TASK PROMPT =
Search the data for the word "React". Reproduce every line where it is found.

MATERIAL PROVIDED =
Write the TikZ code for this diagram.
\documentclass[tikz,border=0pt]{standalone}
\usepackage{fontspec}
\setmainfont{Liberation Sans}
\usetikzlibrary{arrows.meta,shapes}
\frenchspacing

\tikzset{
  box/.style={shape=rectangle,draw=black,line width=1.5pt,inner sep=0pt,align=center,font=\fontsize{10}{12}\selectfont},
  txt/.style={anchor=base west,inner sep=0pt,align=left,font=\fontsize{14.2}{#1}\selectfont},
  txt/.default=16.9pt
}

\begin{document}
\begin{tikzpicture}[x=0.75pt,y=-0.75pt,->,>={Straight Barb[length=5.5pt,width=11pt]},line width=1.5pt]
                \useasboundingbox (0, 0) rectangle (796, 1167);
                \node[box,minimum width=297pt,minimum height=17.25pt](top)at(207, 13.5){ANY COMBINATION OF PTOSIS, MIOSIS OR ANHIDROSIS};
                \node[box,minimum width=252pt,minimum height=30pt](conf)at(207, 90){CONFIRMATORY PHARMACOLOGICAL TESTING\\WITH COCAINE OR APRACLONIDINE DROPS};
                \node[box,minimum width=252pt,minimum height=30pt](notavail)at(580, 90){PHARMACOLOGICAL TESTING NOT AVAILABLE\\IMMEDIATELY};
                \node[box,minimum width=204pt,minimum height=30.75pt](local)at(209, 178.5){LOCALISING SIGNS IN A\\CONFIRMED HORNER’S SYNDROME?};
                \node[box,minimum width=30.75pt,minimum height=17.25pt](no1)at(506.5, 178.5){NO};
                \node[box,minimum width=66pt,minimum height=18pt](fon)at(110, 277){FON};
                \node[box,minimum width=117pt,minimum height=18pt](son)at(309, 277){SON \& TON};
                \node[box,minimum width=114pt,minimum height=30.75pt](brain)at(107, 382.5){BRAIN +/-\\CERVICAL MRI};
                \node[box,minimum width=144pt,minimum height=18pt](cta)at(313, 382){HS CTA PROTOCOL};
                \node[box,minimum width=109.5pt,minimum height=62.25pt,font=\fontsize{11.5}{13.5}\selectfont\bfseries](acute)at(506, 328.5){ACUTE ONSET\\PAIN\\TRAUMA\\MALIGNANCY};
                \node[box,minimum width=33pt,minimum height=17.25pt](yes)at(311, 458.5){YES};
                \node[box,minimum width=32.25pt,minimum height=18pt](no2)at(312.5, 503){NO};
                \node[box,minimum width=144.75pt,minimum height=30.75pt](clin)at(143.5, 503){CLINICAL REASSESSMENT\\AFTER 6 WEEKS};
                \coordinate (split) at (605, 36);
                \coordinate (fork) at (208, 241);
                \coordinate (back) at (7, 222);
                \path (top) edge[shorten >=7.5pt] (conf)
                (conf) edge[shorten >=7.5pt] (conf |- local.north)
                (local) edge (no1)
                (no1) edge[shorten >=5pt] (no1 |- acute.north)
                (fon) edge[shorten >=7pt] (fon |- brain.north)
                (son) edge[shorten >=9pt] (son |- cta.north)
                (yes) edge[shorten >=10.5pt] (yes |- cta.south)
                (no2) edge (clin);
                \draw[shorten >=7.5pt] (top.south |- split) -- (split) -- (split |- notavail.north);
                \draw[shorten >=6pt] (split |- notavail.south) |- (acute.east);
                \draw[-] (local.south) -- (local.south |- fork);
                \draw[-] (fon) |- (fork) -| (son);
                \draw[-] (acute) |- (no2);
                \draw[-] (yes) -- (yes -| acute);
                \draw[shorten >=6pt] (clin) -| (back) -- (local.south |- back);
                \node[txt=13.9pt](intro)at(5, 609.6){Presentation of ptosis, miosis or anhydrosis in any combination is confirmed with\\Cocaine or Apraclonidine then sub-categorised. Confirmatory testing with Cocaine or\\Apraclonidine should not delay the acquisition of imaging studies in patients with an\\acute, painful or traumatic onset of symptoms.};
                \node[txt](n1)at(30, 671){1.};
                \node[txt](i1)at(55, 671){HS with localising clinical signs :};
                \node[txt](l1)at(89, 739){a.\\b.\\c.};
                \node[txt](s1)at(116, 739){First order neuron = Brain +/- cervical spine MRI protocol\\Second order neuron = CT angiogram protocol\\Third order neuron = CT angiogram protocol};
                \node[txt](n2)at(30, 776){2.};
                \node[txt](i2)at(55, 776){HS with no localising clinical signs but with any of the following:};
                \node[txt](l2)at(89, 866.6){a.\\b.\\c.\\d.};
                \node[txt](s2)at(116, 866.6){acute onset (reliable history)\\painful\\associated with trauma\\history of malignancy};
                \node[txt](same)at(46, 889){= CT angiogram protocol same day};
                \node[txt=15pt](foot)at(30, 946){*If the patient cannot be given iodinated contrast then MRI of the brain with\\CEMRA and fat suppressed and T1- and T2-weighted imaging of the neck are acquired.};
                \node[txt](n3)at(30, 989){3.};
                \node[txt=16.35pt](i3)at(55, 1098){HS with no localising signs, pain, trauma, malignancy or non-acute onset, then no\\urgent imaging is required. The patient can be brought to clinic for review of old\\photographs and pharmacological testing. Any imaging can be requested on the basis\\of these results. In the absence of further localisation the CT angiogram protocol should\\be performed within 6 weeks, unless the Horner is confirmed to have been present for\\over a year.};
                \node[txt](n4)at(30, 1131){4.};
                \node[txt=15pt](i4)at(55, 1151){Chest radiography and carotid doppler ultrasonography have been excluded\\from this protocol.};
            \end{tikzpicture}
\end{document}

...

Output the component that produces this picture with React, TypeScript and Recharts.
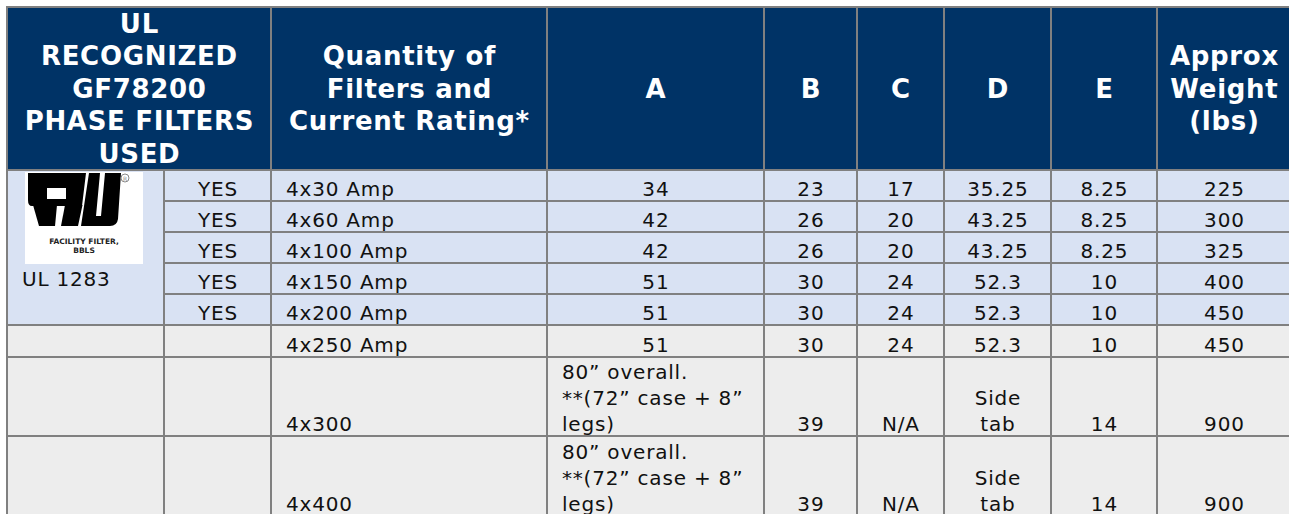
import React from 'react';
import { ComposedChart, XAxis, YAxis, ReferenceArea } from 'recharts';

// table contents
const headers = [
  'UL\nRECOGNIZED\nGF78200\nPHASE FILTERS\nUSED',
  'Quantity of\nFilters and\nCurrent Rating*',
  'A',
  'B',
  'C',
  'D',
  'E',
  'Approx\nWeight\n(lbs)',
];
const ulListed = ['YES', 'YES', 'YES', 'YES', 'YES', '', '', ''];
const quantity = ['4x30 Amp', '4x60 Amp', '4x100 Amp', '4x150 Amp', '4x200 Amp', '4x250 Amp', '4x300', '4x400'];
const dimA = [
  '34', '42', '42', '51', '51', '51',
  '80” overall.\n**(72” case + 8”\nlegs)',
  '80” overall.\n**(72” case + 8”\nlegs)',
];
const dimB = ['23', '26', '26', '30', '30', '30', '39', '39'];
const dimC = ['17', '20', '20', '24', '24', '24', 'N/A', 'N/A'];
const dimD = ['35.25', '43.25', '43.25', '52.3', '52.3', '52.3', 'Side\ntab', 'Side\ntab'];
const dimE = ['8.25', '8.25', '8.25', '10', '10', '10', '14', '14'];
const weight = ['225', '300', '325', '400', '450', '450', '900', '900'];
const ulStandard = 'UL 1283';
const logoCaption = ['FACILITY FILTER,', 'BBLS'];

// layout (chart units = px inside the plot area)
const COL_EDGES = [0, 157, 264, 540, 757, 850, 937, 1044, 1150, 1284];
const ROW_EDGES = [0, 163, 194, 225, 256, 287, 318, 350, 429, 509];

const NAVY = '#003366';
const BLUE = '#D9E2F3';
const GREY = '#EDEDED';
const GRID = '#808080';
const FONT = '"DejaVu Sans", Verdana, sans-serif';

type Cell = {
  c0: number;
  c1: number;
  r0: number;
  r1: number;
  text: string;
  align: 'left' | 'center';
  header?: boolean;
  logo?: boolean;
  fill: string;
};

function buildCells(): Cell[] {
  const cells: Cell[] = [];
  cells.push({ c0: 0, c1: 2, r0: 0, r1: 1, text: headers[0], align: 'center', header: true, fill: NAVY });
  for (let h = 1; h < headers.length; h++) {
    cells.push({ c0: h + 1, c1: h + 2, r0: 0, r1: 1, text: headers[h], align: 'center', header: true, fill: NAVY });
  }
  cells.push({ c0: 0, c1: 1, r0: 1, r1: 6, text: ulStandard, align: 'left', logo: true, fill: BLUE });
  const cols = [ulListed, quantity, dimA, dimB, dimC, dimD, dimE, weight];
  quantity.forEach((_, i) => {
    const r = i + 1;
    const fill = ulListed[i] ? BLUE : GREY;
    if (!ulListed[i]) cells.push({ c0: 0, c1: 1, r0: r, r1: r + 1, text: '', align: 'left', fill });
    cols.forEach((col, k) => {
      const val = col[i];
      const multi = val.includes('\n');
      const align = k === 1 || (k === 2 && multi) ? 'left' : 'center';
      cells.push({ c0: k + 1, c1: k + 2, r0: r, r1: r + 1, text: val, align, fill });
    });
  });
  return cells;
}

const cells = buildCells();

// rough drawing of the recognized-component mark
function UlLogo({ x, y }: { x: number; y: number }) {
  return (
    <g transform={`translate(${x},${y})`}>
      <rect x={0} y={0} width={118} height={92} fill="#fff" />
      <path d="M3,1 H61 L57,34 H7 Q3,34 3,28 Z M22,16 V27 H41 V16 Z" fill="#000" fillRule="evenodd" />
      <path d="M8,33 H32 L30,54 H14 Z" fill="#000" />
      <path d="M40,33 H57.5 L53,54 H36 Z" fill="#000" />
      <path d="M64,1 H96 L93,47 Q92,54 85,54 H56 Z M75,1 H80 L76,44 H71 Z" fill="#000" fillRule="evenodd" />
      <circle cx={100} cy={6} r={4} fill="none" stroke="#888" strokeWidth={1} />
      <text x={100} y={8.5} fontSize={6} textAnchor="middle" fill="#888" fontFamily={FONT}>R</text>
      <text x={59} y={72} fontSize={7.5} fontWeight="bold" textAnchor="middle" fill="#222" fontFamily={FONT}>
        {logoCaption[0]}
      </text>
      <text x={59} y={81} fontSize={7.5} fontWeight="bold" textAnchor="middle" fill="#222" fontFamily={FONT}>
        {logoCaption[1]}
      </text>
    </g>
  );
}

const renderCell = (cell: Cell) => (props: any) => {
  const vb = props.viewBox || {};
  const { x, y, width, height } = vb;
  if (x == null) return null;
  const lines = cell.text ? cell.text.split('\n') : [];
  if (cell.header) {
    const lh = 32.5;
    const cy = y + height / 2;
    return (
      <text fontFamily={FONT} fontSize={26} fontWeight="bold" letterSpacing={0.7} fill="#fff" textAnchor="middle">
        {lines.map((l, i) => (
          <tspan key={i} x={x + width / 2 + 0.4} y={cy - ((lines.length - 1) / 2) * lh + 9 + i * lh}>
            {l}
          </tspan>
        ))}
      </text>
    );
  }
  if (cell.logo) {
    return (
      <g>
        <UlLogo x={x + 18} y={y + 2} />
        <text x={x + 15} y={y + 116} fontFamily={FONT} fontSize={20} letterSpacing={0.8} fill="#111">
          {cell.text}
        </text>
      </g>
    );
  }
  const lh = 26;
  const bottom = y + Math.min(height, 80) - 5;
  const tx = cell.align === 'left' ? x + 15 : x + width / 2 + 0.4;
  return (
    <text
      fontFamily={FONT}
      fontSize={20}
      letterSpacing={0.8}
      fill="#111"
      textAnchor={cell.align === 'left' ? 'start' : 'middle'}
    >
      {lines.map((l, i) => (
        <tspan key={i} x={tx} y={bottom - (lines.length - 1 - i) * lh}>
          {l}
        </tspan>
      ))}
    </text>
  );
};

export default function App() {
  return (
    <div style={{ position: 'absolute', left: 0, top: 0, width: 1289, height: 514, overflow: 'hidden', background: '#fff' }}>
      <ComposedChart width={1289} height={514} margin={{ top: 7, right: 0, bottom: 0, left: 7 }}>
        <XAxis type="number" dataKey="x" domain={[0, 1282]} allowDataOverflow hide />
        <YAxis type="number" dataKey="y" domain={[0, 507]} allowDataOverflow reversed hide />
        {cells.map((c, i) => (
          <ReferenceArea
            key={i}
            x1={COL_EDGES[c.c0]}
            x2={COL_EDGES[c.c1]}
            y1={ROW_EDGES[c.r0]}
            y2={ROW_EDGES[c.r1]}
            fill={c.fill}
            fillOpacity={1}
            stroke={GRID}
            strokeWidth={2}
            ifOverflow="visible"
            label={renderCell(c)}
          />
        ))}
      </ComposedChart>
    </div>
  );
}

THE RESPONSE =
Output the component that produces this picture with React, TypeScript and Recharts.
import React from 'react';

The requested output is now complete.